His little girl, Yusraa, carries her own burden. Shrapnel remains in her small torso. It cannot be removed. Loud sounds still frighten her. Car rides still unsettle her. She was just 22-months-old when she was shot.
His wife, Asma Mahomed, once strong and independent, lives with a missing limb. A single police bullet tore through her lower right leg. Surgeons amputated it to save her life and the life of the unborn child she carried that night.
This is the reality the Durban family has lived with for years.
Now, they are pleading, again, to be heard.
In recent weeks, Omar and Asma sent fresh memorandums to the office of Police Minister Professor Firoz Cachalia.
Their nightmare began on a short drive home along Sheringham Road in Overport on the evening of July 16, 2021.
Without warning, police opened fire. Bullets tore through their VW Polo. Omar was shot in the head. Asma’s leg was shattered. Their toddler was struck by shrapnel.
The family has since launched legal action against the Minister of Police, arguing that officers acted recklessly.
Police, however, maintain they were pursuing armed suspects in a silver Toyota Etios and that the Ismails were caught in crossfire during the operation.
In their latest submission to the minister, they describe a trial that stripped away the police narrative piece by piece. They point to CCTV footage, ballistic evidence, and eyewitness testimony which they say shows there was no hijacking and no fleeing suspects. They say police officers fired directly at their vehicle.
They describe how police vehicles showed no bullet damage. How no officers were injured.

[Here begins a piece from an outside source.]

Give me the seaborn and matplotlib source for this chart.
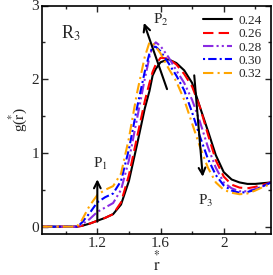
import numpy as np
import seaborn as sns
import matplotlib.pyplot as plt
import pandas as pd
from matplotlib.ticker import MultipleLocator

# r* grid and g(r*)
r = [0.85, 1.0, 1.07, 1.1, 1.15, 1.2, 1.25, 1.3, 1.35, 1.4, 1.45, 1.5, 1.53, 1.55, 1.57,
     1.6, 1.65, 1.7, 1.75, 1.8, 1.85, 1.9, 1.95, 2.0, 2.05, 2.1, 2.15, 2.2, 2.25, 2.3]
g_024 = [0, 0, 0, 0.01, 0.04, 0.08, 0.12, 0.17, 0.3, 0.62, 1.1, 1.6, 1.84, 2.05, 2.14,
         2.23, 2.27, 2.22, 2.12, 1.95, 1.62, 1.3, 0.97, 0.74, 0.64, 0.6, 0.58, 0.58, 0.59, 0.6]
g_026 = [0, 0, 0, 0.01, 0.04, 0.08, 0.12, 0.17, 0.33, 0.7, 1.2, 1.7, 1.95, 2.1, 2.2,
         2.29, 2.28, 2.2, 2.07, 1.9, 1.62, 1.25, 0.9, 0.68, 0.57, 0.53, 0.52, 0.54, 0.57, 0.6]
g_028 = [0, 0, 0, 0.03, 0.1, 0.2, 0.26, 0.32, 0.5, 0.9, 1.45, 2.0, 2.3, 2.45, 2.5,
         2.45, 2.3, 2.12, 1.95, 1.72, 1.42, 1.08, 0.8, 0.6, 0.52, 0.48, 0.48, 0.51, 0.55, 0.6]
g_030 = [0, 0, 0, 0.05, 0.18, 0.33, 0.4, 0.45, 0.62, 1.05, 1.6, 2.1, 2.35, 2.43, 2.44,
         2.38, 2.22, 2.05, 1.85, 1.55, 1.22, 0.92, 0.7, 0.56, 0.49, 0.46, 0.47, 0.5, 0.55, 0.6]
g_032 = [0, 0, 0, 0.08, 0.28, 0.43, 0.5, 0.55, 0.72, 1.2, 1.8, 2.3, 2.5, 2.49, 2.44,
         2.35, 2.15, 1.97, 1.72, 1.4, 1.08, 0.8, 0.6, 0.5, 0.46, 0.44, 0.45, 0.49, 0.54, 0.58]
labels = ['0.24', '0.26', '0.28', '0.30', '0.32']

colors = ['black', 'red', '#8a2be2', 'blue', 'orange']
dash_styles = ['', (5, 2.5), (5, 1.5, 1, 1.5, 1, 1.5), (1, 1.5, 4, 1.5), (5, 2, 1, 2)]

df = pd.concat([pd.DataFrame({'r': r, 'g': g, 'rho': lab})
                for g, lab in zip([g_024, g_026, g_028, g_030, g_032], labels)])

sns.set_style('ticks')
plt.rcParams['font.family'] = ['Liberation Serif', 'DejaVu Serif']
plt.rcParams['mathtext.fontset'] = 'stix'

fig = plt.figure(figsize=(2.73, 2.75), dpi=100)
ax = fig.add_axes([0.154, 0.149, 0.839, 0.831])
sns.lineplot(data=df, x='r', y='g', hue='rho', style='rho',
             palette=dict(zip(labels, colors)), dashes=dict(zip(labels, dash_styles)),
             linewidth=1.5, sort=False, ax=ax)

ax.set_xlim(0.85, 2.3)
ax.set_ylim(-0.1, 3)
ax.xaxis.set_minor_locator(MultipleLocator(0.2))
ax.yaxis.set_major_locator(MultipleLocator(1))
ax.yaxis.set_minor_locator(MultipleLocator(0.5))
ax.set_xticks([1.2, 1.6, 2.0])
ax.set_xticklabels(['1.2', '1.6', '2'])
ax.tick_params(which='both', direction='in', top=True, right=True, labelsize=11, width=1)
ax.tick_params(which='major', length=4, pad=2)
ax.tick_params(which='minor', length=2.5)
for _, s in ax.spines.items():
    s.set_color('black')
    s.set_linewidth(1.2)

ax.set_xlabel(r'$\overset{*}{\mathrm{r}}$', fontsize=12, labelpad=0)
ax.set_ylabel(r'g($\overset{*}{\mathrm{r}}$)', fontsize=11, labelpad=1)

ax.legend(frameon=False, fontsize=9.5, loc='upper right', handlelength=2.2,
          handletextpad=0.5, labelspacing=0.08, borderaxespad=0.3)

ax.text(0.97, 2.55, r'R$_3$', fontsize=13)
ax.annotate('', xy=(1.2, 0.68), xytext=(1.2, 0.03),
            arrowprops=dict(arrowstyle='->', color='black', lw=1.5, mutation_scale=12))
ax.text(1.17, 0.8, r'P$_1$', fontsize=11)
ax.annotate('', xy=(1.489, 2.8), xytext=(1.647, 1.83),
            arrowprops=dict(arrowstyle='->', color='black', lw=1.5, mutation_scale=12))
ax.text(1.55, 2.75, r'P$_2$', fontsize=11)
ax.annotate('', xy=(1.869, 0.64), xytext=(1.812, 2.09),
            arrowprops=dict(arrowstyle='->', color='black', lw=1.5, mutation_scale=12))
ax.text(1.84, 0.3, r'P$_3$', fontsize=11)

fig.savefig('out.png', dpi=100)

How an independent eyewitness testified that only police officers were shooting. How a police ballistic expert’s findings supported their account, not the State’s.
They say the defence relied on a silver Toyota Etios that never existed at the scene. They say photographs used to justify the shooting do not match the vehicle police later presented as evidence.

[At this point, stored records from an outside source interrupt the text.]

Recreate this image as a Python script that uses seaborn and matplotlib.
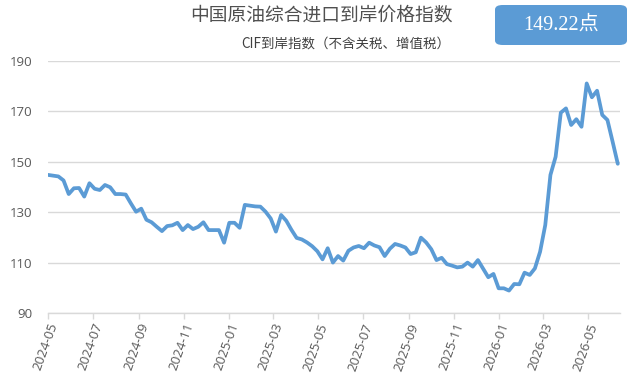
import numpy as np
import pandas as pd
import matplotlib
matplotlib.use("Agg")
import matplotlib.pyplot as plt
import matplotlib.dates as mdates
from matplotlib.patches import FancyBboxPatch
import seaborn as sns

# ---- data ----
title = "中国原油综合进口到岸价格指数"
subtitle = "CIF到岸指数（不含关税、增值税）"
badge = "149.22点"
start_date = "2024-05-01"
values = [
    144.8, 144.5, 144.2, 142.6, 137.2, 139.5, 139.6, 136.2, 141.5, 139.3,
    138.8, 140.8, 139.9, 137.2, 137.2, 137.0, 133.5, 130.2, 131.4, 127.0,
    126.0, 124.2, 122.5, 124.5, 124.8, 125.8, 122.9, 124.9, 123.3, 124.2,
    126.0, 122.9, 122.9, 122.9, 117.9, 125.8, 125.8, 123.8, 132.9, 132.6,
    132.3, 132.2, 130.2, 127.5, 122.3, 128.9, 126.6, 123.0, 119.8, 119.2,
    118.0, 116.5, 114.5, 111.3, 115.7, 110.0, 112.6, 110.8, 114.7, 116.0,
    116.6, 115.7, 117.9, 116.8, 116.1, 112.6, 115.5, 117.4, 116.8, 116.0,
    113.4, 114.1, 119.9, 118.0, 115.3, 111.0, 111.9, 109.4, 108.8, 108.1,
    108.4, 110.0, 108.4, 111.0, 107.6, 104.2, 105.5, 99.8, 99.8, 98.9,
    101.5, 101.4, 106.0, 105.1, 107.7, 114.3, 124.9, 144.8, 152.0, 169.5,
    171.2, 164.6, 166.9, 163.9, 181.1, 175.6, 178.2, 168.6, 166.6, 158.0,
    149.22,
]
yticks = [90, 110, 130, 150, 170, 190]

dates = pd.date_range(start_date, periods=len(values), freq="7D")
df = pd.DataFrame({"date": dates, "value": values})

sns.set_style("white")
plt.rcParams["font.family"] = ["Open Sans", "Noto Sans CJK SC", "DejaVu Sans"]

W, H = 642, 381
fig = plt.figure(figsize=(W / 100, H / 100), dpi=100)
ax = fig.add_axes([48 / W, 1 - 313 / H, (620 - 48) / W, (313 - 61) / H])

sns.lineplot(data=df, x="date", y="value", ax=ax, color="#5b9bd5", linewidth=2.7)

ax.set_ylim(90, 190)
ax.set_yticks(yticks)
ax.set_xlim(dates[0], dates[-1] + pd.Timedelta(days=3))
ax.xaxis.set_major_locator(mdates.MonthLocator(bymonth=[1, 3, 5, 7, 9, 11]))
ax.xaxis.set_major_formatter(mdates.DateFormatter("%Y-%m"))
ax.set_xlabel("")
ax.set_ylabel("")

ax.grid(axis="y", color="#d9d9d9", linewidth=1)
ax.grid(axis="x", visible=False)
ax.set_axisbelow(True)
for s in ["top", "right", "left"]:
    ax.spines[s].set_visible(False)
ax.spines["bottom"].set_color("#d9d9d9")
ax.spines["bottom"].set_linewidth(1)

ax.tick_params(axis="x", length=4, width=1, color="#d9d9d9", labelsize=9.5,
               labelcolor="#595959", pad=2, bottom=True)
ax.tick_params(axis="y", length=0, labelsize=9.5, labelcolor="#595959", pad=11)
plt.setp(ax.get_xticklabels(), rotation=70, ha="right", rotation_mode="anchor")

fig.text(321 / W, 1 - 15 / H, title, ha="center", va="center", fontsize=13.5,
         color="#505050", family=["Noto Sans CJK SC", "DejaVu Sans"])
fig.text(346 / W, 1 - 44 / H, subtitle, ha="center", va="center", fontsize=9.7,
         color="#404040", family=["Noto Sans CJK SC", "DejaVu Sans"])

bx0, bx1, by0, by1 = 495, 627, 5, 45
box = FancyBboxPatch((bx0 / W, 1 - by1 / H), (bx1 - bx0) / W, (by1 - by0) / H,
                     boxstyle="round,pad=0,rounding_size=0.012",
                     transform=fig.transFigure, facecolor="#5b9bd5",
                     edgecolor="none")
fig.patches.append(box)
fig.text((bx0 + bx1) / 2 / W, 1 - (by0 + by1) / 2 / H, badge, ha="center",
         va="center", fontsize=14.5, color="white",
         family=["Liberation Serif", "Noto Sans CJK SC"])

fig.savefig("out.png", dpi=100, facecolor="white")
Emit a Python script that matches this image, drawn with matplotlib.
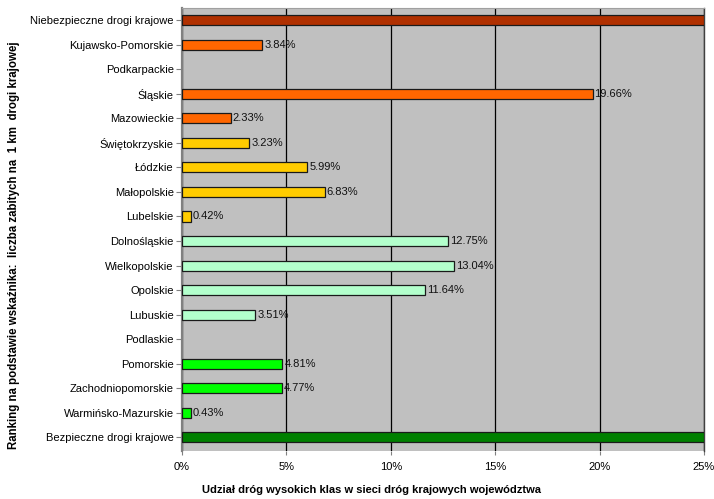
import matplotlib
matplotlib.use("Agg")
import matplotlib.pyplot as plt
from matplotlib.ticker import FuncFormatter

plt.rcParams['font.family'] = ['Liberation Sans', 'DejaVu Sans']

categories = [
    "Niebezpieczne drogi krajowe", "Kujawsko-Pomorskie", "Podkarpackie", "Śląskie",
    "Mazowieckie", "Świętokrzyskie", "Łódzkie", "Małopolskie", "Lubelskie",
    "Dolnośląskie", "Wielkopolskie", "Opolskie", "Lubuskie", "Podlaskie",
    "Pomorskie", "Zachodniopomorskie", "Warmińsko-Mazurskie", "Bezpieczne drogi krajowe",
]
values = [25.0, 3.84, None, 19.66, 2.33, 3.23, 5.99, 6.83, 0.42,
          12.75, 13.04, 11.64, 3.51, None, 4.81, 4.77, 0.43, 25.0]
show_label = [False, True, False, True, True, True, True, True, True,
              True, True, True, True, False, True, True, True, False]
colors = ["#B03000", "#FF6600", "#FF6600", "#FF6600", "#FF6600",
          "#FFCC00", "#FFCC00", "#FFCC00", "#FFCC00",
          "#B3FFCC", "#B3FFCC", "#B3FFCC", "#B3FFCC", "#B3FFCC",
          "#00FF00", "#00FF00", "#00FF00", "#008000"]
xticks = [0, 5, 10, 15, 20, 25]

fig = plt.figure(figsize=(7.14, 4.99), dpi=100)
ax = fig.add_axes([182/714, 1 - 450.5/499, (704 - 182)/714, (450.5 - 8)/499])
ax.set_facecolor("#C0C0C0")

n = len(categories)
ypos = list(range(n))
for i, (v, c, sl) in enumerate(zip(values, colors, show_label)):
    if v is None:
        continue
    ax.barh(i, v, height=0.41, color=c, edgecolor="#1a1a1a", linewidth=0.9, zorder=3)
    if sl:
        ax.text(v + 0.1, i, f"{v:.2f}%", va="center", ha="left", fontsize=8,
                color="#111111", zorder=4)

ax.set_xlim(0, 25)
ax.set_ylim(n - 0.46, -0.5)
ax.set_yticks(ypos)
ax.set_yticklabels(categories, fontsize=8)
ax.set_xticks(xticks)
ax.xaxis.set_major_formatter(FuncFormatter(lambda x, p: f"{int(x)}%"))
ax.tick_params(axis='x', labelsize=8, length=3, color="#808080", pad=5)
ax.tick_params(axis='y', length=4, color="#808080", pad=2)
ax.grid(axis='x', color="black", linewidth=0.9, zorder=1)
ax.set_axisbelow(True)

ax.spines['left'].set_color("#808080")
ax.spines['left'].set_linewidth(1.6)
ax.spines['right'].set_color("#404040")
ax.spines['right'].set_linewidth(1.0)
ax.spines['top'].set_color("#A0A0A0")
ax.spines['top'].set_linewidth(0.8)
ax.spines['bottom'].set_visible(False)

fig.text(371/714, 1 - 490/499, "Udział dróg wysokich klas w sieci dróg krajowych województwa",
         ha="center", va="center", fontsize=8, fontweight="bold")
fig.text(14/714, 1 - 245/499,
         "Ranking na podstawie wskaźnika:  liczba zabitych na  1 km  drogi krajowej",
         ha="center", va="center", rotation=90, fontsize=8.3, fontweight="bold")

fig.savefig("out.png", dpi=100)
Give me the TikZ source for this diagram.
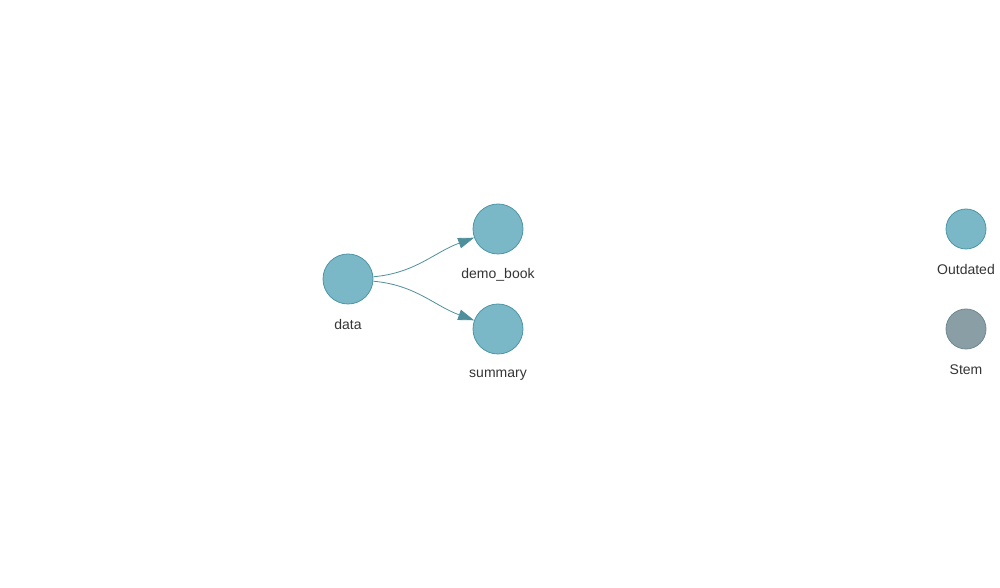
\documentclass[tikz,border=0pt]{standalone}
\usepackage{fontspec}
\setmainfont{Liberation Sans}
\usetikzlibrary{arrows.meta}
\definecolor{nodefill}{HTML}{7AB8C7}
\definecolor{nodeline}{HTML}{4E95A6}
\definecolor{stemfill}{HTML}{8A9EA5}
\definecolor{stemline}{HTML}{71888F}
\definecolor{edgecol}{HTML}{4E8F9C}
\definecolor{txt}{HTML}{343434}
\begin{document}
\begin{tikzpicture}[x=0.75pt,y=0.75pt,
  outdated/.style={circle,draw=nodeline,fill=nodefill,line width=0.6pt,minimum size=37.5pt,inner sep=0pt},
  smalloutdated/.style={circle,draw=nodeline,fill=nodefill,line width=0.6pt,minimum size=30pt,inner sep=0pt},
  stemnode/.style={circle,draw=stemline,fill=stemfill,line width=0.6pt,minimum size=30pt,inner sep=0pt},
  lbl/.style={text=txt,font=\fontsize{10.5pt}{12pt}\selectfont,inner sep=0pt},
  edge/.style={draw=edgecol,line width=0.6pt,-{Triangle[length=12pt,width=8pt]}}]
\useasboundingbox (0,0) rectangle (1000,588);
\node[outdated] (data) at (348,309) {};
\node[outdated] (demo) at (498,359) {};
\node[outdated] (summary) at (498,259) {};
\node[smalloutdated] (outd) at (966,359) {};
\node[stemnode] (stem) at (966,259) {};
\node[lbl] (ldata) at (348,263.5) {data};
\node[lbl] (ldemo) at (498,313.5) {demo\_book};
\node[lbl] (lsum) at (498,212.5) {summary};
\node[lbl] (lout) at (966,318.5) {Outdated};
\node[lbl] (lstem) at (966,218.5) {Stem};
\draw[edge] (data) to[out=5,in=200] (demo);
\draw[edge] (data) to[out=-5,in=160] (summary);
\end{tikzpicture}
\end{document}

For Omar and Asma, this is not about winning an argument in court. It is about time running out.
Asma said the incident has also left her family struggling to cope with the long-term physical and emotional scars.
"Every day is a reminder of what happened. Our lives have been completely changed. We want the police behind the incident to be held accountable,” she said.

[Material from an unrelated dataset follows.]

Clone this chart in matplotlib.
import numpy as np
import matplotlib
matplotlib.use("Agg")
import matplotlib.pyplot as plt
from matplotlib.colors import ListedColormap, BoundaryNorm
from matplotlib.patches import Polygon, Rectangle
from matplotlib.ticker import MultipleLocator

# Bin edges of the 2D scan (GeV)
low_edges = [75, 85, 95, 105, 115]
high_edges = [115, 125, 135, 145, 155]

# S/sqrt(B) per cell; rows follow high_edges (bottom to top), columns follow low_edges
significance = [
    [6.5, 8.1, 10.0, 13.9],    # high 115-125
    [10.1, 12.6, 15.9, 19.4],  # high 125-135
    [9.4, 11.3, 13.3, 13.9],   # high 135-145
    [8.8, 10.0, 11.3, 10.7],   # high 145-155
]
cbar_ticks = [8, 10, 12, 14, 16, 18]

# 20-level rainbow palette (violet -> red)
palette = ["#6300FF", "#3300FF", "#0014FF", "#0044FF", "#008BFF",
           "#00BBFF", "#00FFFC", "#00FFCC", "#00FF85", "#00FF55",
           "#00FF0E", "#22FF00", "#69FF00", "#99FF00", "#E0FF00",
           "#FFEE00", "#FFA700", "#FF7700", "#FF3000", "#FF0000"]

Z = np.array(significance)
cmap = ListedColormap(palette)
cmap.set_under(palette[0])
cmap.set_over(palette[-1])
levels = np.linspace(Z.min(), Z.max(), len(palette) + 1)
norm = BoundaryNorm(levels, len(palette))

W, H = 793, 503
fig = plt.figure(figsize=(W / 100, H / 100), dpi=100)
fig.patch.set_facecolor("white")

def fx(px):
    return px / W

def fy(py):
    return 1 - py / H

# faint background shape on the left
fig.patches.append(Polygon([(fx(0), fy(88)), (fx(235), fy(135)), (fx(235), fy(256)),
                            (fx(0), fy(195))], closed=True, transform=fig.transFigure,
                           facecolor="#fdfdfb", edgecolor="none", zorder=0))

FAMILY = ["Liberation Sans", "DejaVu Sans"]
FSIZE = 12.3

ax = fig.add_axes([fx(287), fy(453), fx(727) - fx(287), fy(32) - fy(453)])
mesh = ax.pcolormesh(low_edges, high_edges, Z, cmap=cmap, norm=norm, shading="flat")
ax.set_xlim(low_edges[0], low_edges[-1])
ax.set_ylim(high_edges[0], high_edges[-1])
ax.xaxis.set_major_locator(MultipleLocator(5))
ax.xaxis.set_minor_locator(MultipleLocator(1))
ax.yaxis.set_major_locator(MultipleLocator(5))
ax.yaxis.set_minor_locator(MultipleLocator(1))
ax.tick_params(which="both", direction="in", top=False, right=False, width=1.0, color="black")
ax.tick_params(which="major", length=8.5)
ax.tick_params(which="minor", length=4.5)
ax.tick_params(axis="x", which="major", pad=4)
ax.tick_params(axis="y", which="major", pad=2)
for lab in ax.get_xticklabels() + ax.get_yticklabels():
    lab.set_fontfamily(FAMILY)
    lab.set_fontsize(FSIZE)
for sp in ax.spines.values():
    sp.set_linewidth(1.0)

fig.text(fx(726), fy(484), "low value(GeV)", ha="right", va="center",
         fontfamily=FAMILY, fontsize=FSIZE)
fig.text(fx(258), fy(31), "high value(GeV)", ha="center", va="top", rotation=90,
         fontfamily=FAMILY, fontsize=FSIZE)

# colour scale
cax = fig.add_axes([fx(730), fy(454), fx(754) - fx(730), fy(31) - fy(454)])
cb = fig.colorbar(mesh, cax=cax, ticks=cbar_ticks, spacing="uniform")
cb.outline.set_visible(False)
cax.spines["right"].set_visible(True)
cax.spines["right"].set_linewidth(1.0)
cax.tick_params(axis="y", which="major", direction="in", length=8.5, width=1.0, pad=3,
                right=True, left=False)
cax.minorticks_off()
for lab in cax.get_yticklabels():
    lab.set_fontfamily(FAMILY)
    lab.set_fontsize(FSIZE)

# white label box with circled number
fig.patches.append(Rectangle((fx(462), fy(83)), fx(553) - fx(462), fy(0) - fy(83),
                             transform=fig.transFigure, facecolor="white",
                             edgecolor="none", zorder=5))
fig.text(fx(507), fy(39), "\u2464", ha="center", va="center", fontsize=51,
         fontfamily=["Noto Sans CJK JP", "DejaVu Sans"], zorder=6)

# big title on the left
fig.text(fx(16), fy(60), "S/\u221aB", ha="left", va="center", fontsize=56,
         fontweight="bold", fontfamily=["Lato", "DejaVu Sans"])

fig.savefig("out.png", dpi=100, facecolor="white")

In their letters, they tell the minister that Omar’s health continues to decline. Bullet fragments remain in his brain. His cognitive abilities are deteriorating. They fear what will happen if judgment drags on for years through appeals.
They write about their daughter, who will grow up with shrapnel inside her body and memories she is too young to understand. They write about Asma learning to live on a prosthetic limb, her career and independence stripped away in seconds.
They write about dreams that died on that road. Plans to move abroad. A stable future. Financial security. All gone.
Now they live with Asma’s mother. They rely on family. They survive day by day.
“We desperately need your help,” they wrote.
They say they sent memorandum after memorandum. They say they received silence.
Police have stood by their version of events. The family stands by the wounds etched into their bodies.
As the High Court prepares to deliver judgment, the Ismails remain suspended in the aftermath of gunfire that never truly stopped.
A bullet still sits in Omar’s skull. Shrapnel still lies in his child’s body. A leg is still missing.
According to Ismail's legal team, instead of taking responsibility for their actions, the police have argued that Omar Ismail effectively consented to the risk by driving into what they describe as an active shooting scene, a defence the family strongly disputes.
“They raised issues which are in the pleading that Omar here had been responsible for the injuries to his wife and his child and himself because he knew he was driving into gunfire and therefore he is what you call consenting to self-inflicting injuries.”
“In other words, when you go on the Big Swing [like at Moses Mabhida Stadium], and you decide that I'm taking a voluntary risk of harm, it's a legal principle in our law. “You take it, you sign off a waiver. He didn't sign any waiver; he's just driving on the road in this way.”
The police ministry did not answer detail questions sent to it by the time of publication.